Sweet Zombie J + fresherty --->
Po pierwsze, sami jesteście kaboon ;D
Po drugie, doskonale zdaję sobie sprawę, że poruszanie spraw dotyczących toczącego się postępowania byłoby kręceniem na siebie bata. Tyle, że news mówi wyraźnie, że Microsoft nie będzie informował wogóle o występujących problemach i pracach nad ich usunięciem. Nie wiem jak inni ale ja wolałbym wiedzieć kiedy zostanie usunięty problem, który mnie dotyczy.
A to, że przepraszają i dają bonusy się chwali, nie przeczę.
jestem ciekaw co powiedzą w sądzie z jakiego tytułu chcą 5 milionów $ hehe -też jestem ciekaw.
[14]b4r4n - najlepsza obsługa techniczna czy serwis totakie,których się nie zna, nie słyszało, nie widziało. Nasuwa się tu od razu Playstation Network, który raz, że nie ma problemów, a dwa, że jest darmowy.
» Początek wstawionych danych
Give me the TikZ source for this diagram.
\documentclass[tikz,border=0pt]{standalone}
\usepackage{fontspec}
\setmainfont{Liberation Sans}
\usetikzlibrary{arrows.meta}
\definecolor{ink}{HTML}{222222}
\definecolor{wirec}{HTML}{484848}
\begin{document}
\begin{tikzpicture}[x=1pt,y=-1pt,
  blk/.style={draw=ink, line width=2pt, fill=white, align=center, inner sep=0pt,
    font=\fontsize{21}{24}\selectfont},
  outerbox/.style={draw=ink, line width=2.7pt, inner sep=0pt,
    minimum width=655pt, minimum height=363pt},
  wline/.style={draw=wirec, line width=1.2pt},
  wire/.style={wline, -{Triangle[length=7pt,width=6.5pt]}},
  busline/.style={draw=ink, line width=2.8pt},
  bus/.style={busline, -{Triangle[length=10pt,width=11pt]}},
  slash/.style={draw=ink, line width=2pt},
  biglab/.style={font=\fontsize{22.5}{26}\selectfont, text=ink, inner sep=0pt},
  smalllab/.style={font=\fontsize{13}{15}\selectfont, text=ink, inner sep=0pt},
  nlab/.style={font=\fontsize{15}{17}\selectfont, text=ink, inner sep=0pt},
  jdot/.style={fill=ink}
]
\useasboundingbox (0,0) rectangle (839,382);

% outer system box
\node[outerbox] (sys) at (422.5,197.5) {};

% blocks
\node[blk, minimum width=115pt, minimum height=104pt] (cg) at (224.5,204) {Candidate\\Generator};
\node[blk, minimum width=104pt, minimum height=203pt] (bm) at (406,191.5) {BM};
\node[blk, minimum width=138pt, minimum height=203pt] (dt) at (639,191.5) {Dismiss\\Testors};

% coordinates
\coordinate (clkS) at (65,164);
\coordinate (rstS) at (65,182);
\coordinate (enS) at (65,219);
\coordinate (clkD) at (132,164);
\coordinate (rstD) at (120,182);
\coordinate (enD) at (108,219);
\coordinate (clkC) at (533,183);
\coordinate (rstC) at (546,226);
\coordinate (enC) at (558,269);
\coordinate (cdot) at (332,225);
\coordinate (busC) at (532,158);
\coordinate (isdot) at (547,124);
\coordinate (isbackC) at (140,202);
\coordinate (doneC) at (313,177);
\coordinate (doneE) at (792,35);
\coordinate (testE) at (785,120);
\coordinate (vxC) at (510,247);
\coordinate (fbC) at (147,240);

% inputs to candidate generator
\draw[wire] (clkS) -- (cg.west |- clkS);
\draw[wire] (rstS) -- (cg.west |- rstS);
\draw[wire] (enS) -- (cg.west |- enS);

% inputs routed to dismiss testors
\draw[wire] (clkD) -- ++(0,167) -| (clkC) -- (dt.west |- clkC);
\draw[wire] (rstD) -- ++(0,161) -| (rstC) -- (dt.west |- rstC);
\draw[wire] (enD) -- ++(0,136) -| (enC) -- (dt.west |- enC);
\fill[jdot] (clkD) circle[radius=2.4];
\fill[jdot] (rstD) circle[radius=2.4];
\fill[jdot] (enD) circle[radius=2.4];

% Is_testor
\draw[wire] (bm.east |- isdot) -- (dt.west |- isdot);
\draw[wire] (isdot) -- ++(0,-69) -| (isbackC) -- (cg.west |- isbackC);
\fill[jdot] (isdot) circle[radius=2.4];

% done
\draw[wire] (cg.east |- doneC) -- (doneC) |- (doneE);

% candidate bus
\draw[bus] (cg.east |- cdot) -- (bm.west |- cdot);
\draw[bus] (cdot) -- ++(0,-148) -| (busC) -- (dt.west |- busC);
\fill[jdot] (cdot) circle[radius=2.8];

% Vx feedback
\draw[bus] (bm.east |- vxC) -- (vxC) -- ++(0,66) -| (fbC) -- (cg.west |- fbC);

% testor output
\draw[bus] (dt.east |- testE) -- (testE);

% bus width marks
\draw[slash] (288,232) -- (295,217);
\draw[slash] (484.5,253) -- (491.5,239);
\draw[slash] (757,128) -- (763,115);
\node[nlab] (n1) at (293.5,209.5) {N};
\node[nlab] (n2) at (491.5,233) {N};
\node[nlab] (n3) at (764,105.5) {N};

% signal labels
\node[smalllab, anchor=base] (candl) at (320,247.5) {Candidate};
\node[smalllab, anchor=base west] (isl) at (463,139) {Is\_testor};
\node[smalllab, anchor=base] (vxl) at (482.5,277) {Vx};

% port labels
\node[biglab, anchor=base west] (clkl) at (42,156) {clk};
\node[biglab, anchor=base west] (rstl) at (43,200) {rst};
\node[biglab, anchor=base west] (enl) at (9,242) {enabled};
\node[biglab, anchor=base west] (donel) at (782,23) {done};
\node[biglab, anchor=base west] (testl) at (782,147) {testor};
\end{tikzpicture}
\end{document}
koobon ===> sorki za nicka. Powiedzial ze nie beda informowac, nie powiedzial ze nigdy...
Jak sie sprawa rozwiaze to beda.
Ędward Ącki ===> Przerwy techniczne zdarzaja sie nader czesto to raz. A dwa, jak XBXLive mial 100 uzytkownikow na krzyz tez nie bylo problemow...
koobon -->
wyraznie napisal, ze nie moga informawac, gdyz prawnicy MS na to nie pozwalaja (de facto nie pozwala na to prawo USA) - to w sumie zamyka dyskusje na ten temat. Sprawa sadowa zostania zakonczona (dosc szybko bo jest absurdalna) to sytuacja wroci do normy.
Co do roszczen - owszem w US i A rozne rzeczy przechodza w sadach, jednak tutaj jest to sprawa przegrana. Zanim wystosowali pozew MS poinformowal o zadoscuczynieniu w postaci free Arcade - to raz. A dwa to nie do udowodnienia sa jakiekolwiek straty gdyz gry czy uslugi sieciowe do grania sa z kategorii entertrainment - sprawa wtopiona. Zaplaca chlopaczki za adwokata a sprawa zostanie rozwiazana polubownie, jak 95% spraw w USA.